Bismuth oxyhalide quantum dots modified sodium titanate necklaces with exceptional population of oxygen vacancies and photocatalytic activity

Abstract

We here demonstrate the controlled synthesis of BiOBr quantum dots (QDs) decorated Na₂Ti₃O₇ necklaces via a hydrothermal transformation of sodium titanate nanotubes. The BiOBr QDs are deposited on the surface of Na₂Ti₃O₇ necklaces, forming a heterogeneous interface of BiOBr(200) and Na₂Ti₃O₇(110), which promotes the separation efficiency of photogenerated charges, thus resulting in its superior catalytic performance in the photo-oxidation of benzyl alcohol. The BiOBr/Na₂Ti₃O₇-1.0 exhibiting highest oxygen defect population gives best photocatalytic activity with a promising conversion rate of 3.32 mmol_{reacted BA} g_catal.^-1h^-1, which is substantially higher than the corresponding reported photocatalysts.

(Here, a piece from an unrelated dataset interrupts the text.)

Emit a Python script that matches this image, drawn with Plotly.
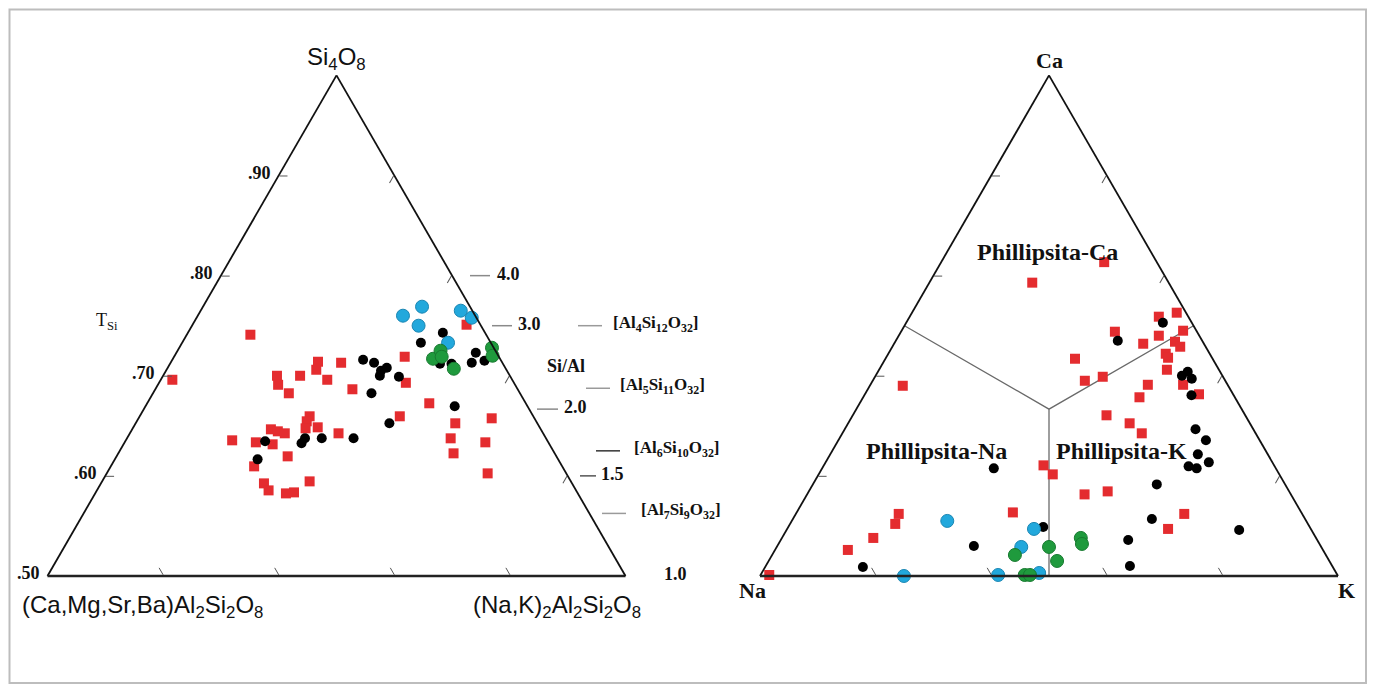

DFT results corroborate the superior performance of BiOBr/Na₂Ti₃O₇ is mainly due to the formation of a built-in electric field and given efficiently the charge transfer between BiOBr(200) and Na₂Ti₃O₇(110). In all, this study reports a simple in-situ hydrothermal growth protocol to efficiently construct BiOBr/Na₂Ti₃O₇ heterojunction composites and offers guidelines for design of a new synthetic strategy to prepare efficient photocatalysts.

Keywords: BiOBr; Na(2)Ti(3)O(7); Oxygen vacancies; Photo-oxidation; Quantum dots.